“Eles estão vendendo flores na ponte?”, perguntou o português Marcelo Moura, 30, quando a reportagem chamou a atenção dele para o pequeno aglomerado de vasos, velas e fotos pelo qual ele acabara de passar sem perceber.
Não foi o único. Por quase uma hora nesta quinta (21), a reportagem acompanhou o tráfego de turistas pela ponte Bolshoi Moskvoretski. Apenas um grupo de três mexicanos se interessou pelo que havia no lugar.
No caso, uma foto de Boris Nemtsov, o mais importante político assassinado durante os anos de Vladimir Putin no poder. Para seus aliados, a mando do próprio Kremlin.
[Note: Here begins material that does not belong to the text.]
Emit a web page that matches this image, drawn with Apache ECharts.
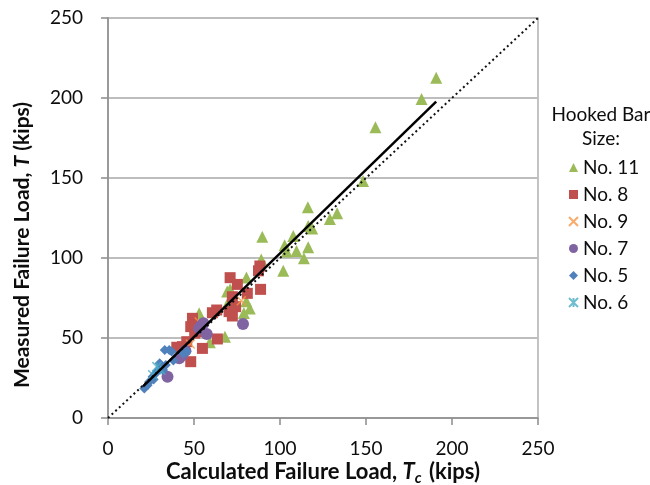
<!DOCTYPE html>
<html>
<head>
<meta charset="utf-8">
<script src="https://cdn.jsdelivr.net/npm/echarts@6/dist/echarts.min.js"></script>
<style>
html,body{margin:0;padding:0;background:#fff;}
#c{width:650px;height:485px;}
</style>
</head>
<body>
<div id="c"></div>
<script>
// ---- data (Calculated Tc, Measured T), kips ----
const xTicks = [0, 50, 100, 150, 200, 250];
const yTicks = [0, 50, 100, 150, 200, 250];
const seriesNames = ['No. 11', 'No. 8', 'No. 9', 'No. 7', 'No. 5', 'No. 6'];

const no11 = [[190.8,212.7],[182.3,199.4],[155.5,181.7],[148.3,148.1],[116.2,131.7],[129,124.4],[133.2,127.9],
  [116.4,120],[118.7,118.5],[107.7,113.75],[89.7,113.3],[102.7,108],[103.8,104],[109.6,104.4],[116.4,106.7],
  [113.9,99.8],[101.9,92],[89.1,99],[80.5,87.8],[71,80.4],[69.4,71.3],[80.4,72.9],[82.4,68.5],[79,65.6],
  [53,65.4],[68,50.8],[59.2,47.3],[69.3,79]];
const no8 = [[88.3,95],[87.5,92],[88.7,80.4],[71,87.7],[75.2,83.5],[81,77.9],[72.3,75.8],[74.2,69.6],[70.4,66.5],
  [72.3,63.75],[63.2,67.5],[60.7,65.8],[49.1,62.3],[50.6,58.1],[48.1,57.1],[53.6,54],[63.6,49.4],[54.9,43.5],
  [43.3,44.6],[40,44.2],[48.1,35.2],[45.8,47.7],[50.4,53]];
const no9 = [[77.5,73.3],[47.8,46.2],[53,60]];
const no7 = [[55.5,59.2],[57.4,52.5],[53,56],[78.5,58.75],[41.4,37.3],[43,39],[34.6,25.8],[45,42],[54,57.3]];
const no5 = [[35.6,42.5],[37,41.5],[45.8,41.4],[33.6,33.1],[30.7,31.7],[27.8,27.9],[25.9,25.8],[24,22.7],
  [21.1,18.5],[29,29.5],[32,30],[23,20.5],[26.5,24],[38,36],[33,42.5],[43.7,40.4],[30,34.2]];
const no6 = [[28.4,32.1],[30.7,30],[26,27]];
const fitLine = [[20.4,19.8],[190.8,197.7]];
const equalityLine = [[0,0],[250,250]];

const colors = ['#9BBB59', '#C0504D', '#F79646', '#8064A2', '#4F81BD', '#4BACC6'];
const FONT = 'Lato';
const TXT = '#0d0d0d';

const xPath = 'path://M0,0L10,10M10,0L0,10';
const starPath = 'path://M0,0L10,10M10,0L0,10M5,0L5,10';

const chart = echarts.init(document.getElementById('c'), null, {renderer: 'canvas'});

function scatter(name, data, idx, symbol, size, extra) {
  return Object.assign({
    name: name,
    type: 'scatter',
    data: data,
    symbol: symbol,
    symbolSize: size,
    itemStyle: {color: colors[idx], opacity: 1},
    z: 3
  }, extra || {});
}

const option = {
  animation: false,
  backgroundColor: '#fff',
  textStyle: {fontFamily: FONT},
  grid: {left: 108, top: 18, right: 112, bottom: 67, show: true, borderColor: '#B0B0B0', borderWidth: 1.5},
  xAxis: {
    type: 'value', min: xTicks[0], max: xTicks[xTicks.length - 1], interval: 50,
    axisLine: {show: true, onZero: false, lineStyle: {color: '#8C8C8C', width: 1.5}},
    axisTick: {show: true, inside: false, length: 7, lineStyle: {color: '#8C8C8C', width: 1.5}},
    splitLine: {show: false},
    axisLabel: {color: TXT, fontSize: 19, fontFamily: FONT, margin: 21}
  },
  yAxis: {
    type: 'value', min: yTicks[0], max: yTicks[yTicks.length - 1], interval: 50,
    axisLine: {show: true, onZero: false, lineStyle: {color: '#8C8C8C', width: 1.5}},
    axisTick: {show: true, inside: false, length: 7, lineStyle: {color: '#8C8C8C', width: 1.5}},
    splitLine: {show: true, lineStyle: {color: '#BDBDBD', width: 2}},
    axisLabel: {color: TXT, fontSize: 19, fontFamily: FONT, margin: 25}
  },
  legend: {
    data: seriesNames,
    orient: 'vertical',
    left: 563, top: 153,
    itemWidth: 9, itemHeight: 9, itemGap: 8,
    textStyle: {color: TXT, fontSize: 19, fontFamily: FONT, lineHeight: 19},
    selectedMode: false
  },
  graphic: [
    {type: 'text', x: 601, y: 127, style: {text: 'Hooked Bar\nSize:', fill: TXT, font: '19px ' + FONT,
      align: 'center', verticalAlign: 'middle', lineHeight: 24}},
    {type: 'text', x: 323, y: 472, style: {
      align: 'center', verticalAlign: 'middle',
      rich: {
        n: {fontSize: 22, fontWeight: 'bold', fontFamily: FONT, fill: TXT},
        i: {fontSize: 22, fontWeight: 'bold', fontStyle: 'italic', fontFamily: FONT, fill: TXT},
        s: {fontSize: 15, fontWeight: 'bold', fontStyle: 'italic', fontFamily: FONT, fill: TXT, padding: [13,2,0,0]}
      },
      text: '{n|Calculated Failure Load, }{i|T}{s|c}{n| (kips)}'
    }},
    {type: 'text', x: 22, y: 245, rotation: Math.PI / 2, style: {
      align: 'center', verticalAlign: 'middle',
      rich: {
        n: {fontSize: 21, fontWeight: 'bold', fontFamily: FONT, fill: TXT},
        i: {fontSize: 21, fontWeight: 'bold', fontStyle: 'italic', fontFamily: FONT, fill: TXT}
      },
      text: '{n|Measured Failure Load, }{i|T}{n| (kips)}'
    }}
  ],
  series: [
    scatter('No. 11', no11, 0, 'triangle', 12),
    scatter('No. 8', no8, 1, 'rect', 11),
    scatter('No. 9', no9, 2, xPath, 9, {itemStyle: {color: 'rgba(0,0,0,0)', borderColor: colors[2], borderWidth: 1.5}}),
    scatter('No. 7', no7, 3, 'circle', 12),
    scatter('No. 5', no5, 4, 'diamond', 10),
    scatter('No. 6', no6, 5, starPath, 9, {itemStyle: {color: 'rgba(0,0,0,0)', borderColor: colors[5], borderWidth: 1.5}}),
    {type: 'line', data: equalityLine, symbol: 'none', z: 5, silent: true,
      lineStyle: {color: '#111', width: 2, type: [2, 3]}},
    {type: 'line', data: fitLine, symbol: 'none', z: 6, silent: true,
      lineStyle: {color: '#000', width: 2.5}}
  ]
};
chart.setOption(option);
</script>
</body>
</html>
Em 27 de janeiro de 2015, ele passeava com a namorada à noite no local quando foi baleado pelas costas.
Desde então, um grupo de cerca de dez ativistas se reveza, mantendo o local.
São frequentemente atacados. Ora por ordem da prefeitura para retirar o memorial, ora por nacionalistas à noite. Um dos ativistas, Ivan Skripnitchenko, foi morto espancado em agosto de 2017 em um desses incidentes noturnos.
Na definição do jornalista investigativo Roman Schleinov, eles são “invisíveis”. De certa forma, os turistas da Copa estão provando correta sua avaliação.
“Odeio essa gente. Barulhentos, bêbados e, mais que tudo, ignorantes. Estamos na Berlim em 1936”, disse um dos ativistas de plantão nesta quinta, Mikhail Kireiov, mostrando a placa lembrando os 1.120 dias do crime.
Ele repete uma comparação feita pelo chanceler britânico, Boris Johnson, que acusa Putin de emular Adolf Hitler e usar a Copa como o ditador nazista usou os Jogos de 1936.
Exagero à parte, não ajuda muito a causa de Kireiov o fato de não haver explicações em inglês do caso e de ele apenas balbuciar palavras na língua.
Um dos mexicanos que pararam, Javier Menendez, 29, havia tido a mesma impressão inicial do português Moura.
É natural, pois russos são loucos por flores. O comércio delas é intenso em Moscou, com floriculturas abertas 24 horas por dia e vendedoras de rua ofertando o produto.
“Aí, quando vi de perto, lembrei-me do caso. Mas ficou provado que foi o Putin?”, perguntou.
Não, nem foi cogitado pela investigação oficial. Ela identificou cinco tchetchenos, condenados em junho de 2017.
Para entidades de direitos humanos, eles foram inocentes úteis fornecidos pelo regime de Ramzan Kadirov, o autocrata que comanda a Tchetchênia e é aliado de Putin. O Kremlin nega a hipótese.
Tchetchenos também foram julgados culpados por outro assassinato famoso, o da jornalista e crítica do Kremlin Anna Politkovskaia, em 2006.
A ONG Comitê para a Proteção de Jornalistas lista 83 mortes de profissionais de imprensa na Rússia desde 1992, muitas delas suspeitas de serem crimes políticos.
O caso mais recente é de abril, quando o repórter investigativo Maksim Borodin foi encontrado morto do lado de fora de seu prédio em Iekaterimburgo.
Se sua morte foi mesmo política, Nemtsov é o mais notável da lista. Ele foi vice-premiê no confuso governo de Boris Ieltsin e visto como um candidato a suceder o presidente, o que coube a Putin.
Desde a posse do rival, virou um crítico ddo Kremlin. Antes de morrer estava trabalhando em dossiês sobre a ação russa na reincorporação da Crimeia ucraniana, em 2014.
Houve cerca de cem episódios em que o memorial foi removido. Eles escassearam neste ano, e Kireiov acha que pode ter relação com a Copa.
Em março, a prefeitura moscovita permitiu que fosse instalada uma placa em homenagem a Nemtsov no prédio em que morava, ao sul do Kremlin.
Ali, na rua Malaia Ordinka, havia uma solitária flor no chão.